Frontiers in Energy Research (Sep 2017)
Estimating the Energy Content of Wastewater Using Combustion Calorimetry and Different Drying Processes
Abstract
The energy content of wastewater is routinely assessed by chemical oxygen demand (COD) measurements that only provide an incomplete picture and the data fundament of other energy parameters remains scarce. The volumetric heat of combustion (ΔCH) of raw wastewater from a municipal wastewater treatment plant (WWTP) was assessed using oven drying method (ΔCHvol = −6.8 ± 4.3 kJ L−1, n = 20) and freeze drying method (ΔCHvol = −20.2 ± 9.7 kJ L−1, n = 6) illustrating the substantial loss during the oven drying approach.
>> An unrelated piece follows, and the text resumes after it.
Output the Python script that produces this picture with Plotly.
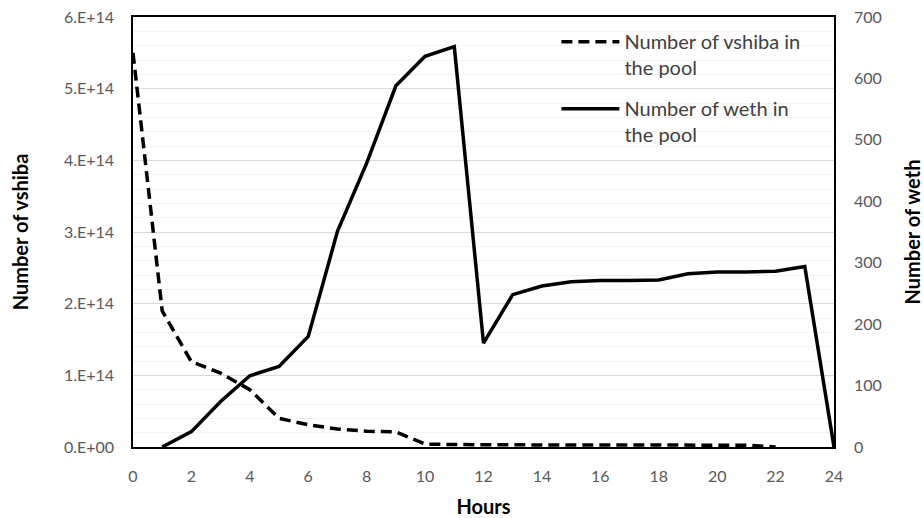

Normalizing ΔCH to COD of raw wastewater yielded −6.2 ± 3.5 kJ gCOD−1 for oven-dried samples (n = 14) and −13.0 ± 1.6 kJ gCOD−1 for freeze-dried samples (n = 3). A subsequent correlation analysis with further chemical wastewater parameters revealed a dependency of ΔCHvol on COD, total organic carbon (TOC), C:N ratio, and total sulfur content. To verify these correlations, wastewater of a second WWTP was sampled and analyzed. Only COD and TOC were in accordance with the data set from the first WWTP representing potential predictors for the chemical energy stored in wastewater for comparable WWTPs. Unfortunately, during the most practical method (oven drying), a certain loss of volatile compounds is inevitable so that the derived ΔCHvol systematically underestimates the total energetic potential of wastewater. Nevertheless, this work expands the, so far, little data fundament on the energy resource wastewater and implies the requirement for further long-term studies on different sites and different wastewater types with a highly standardized sample treatment protocol.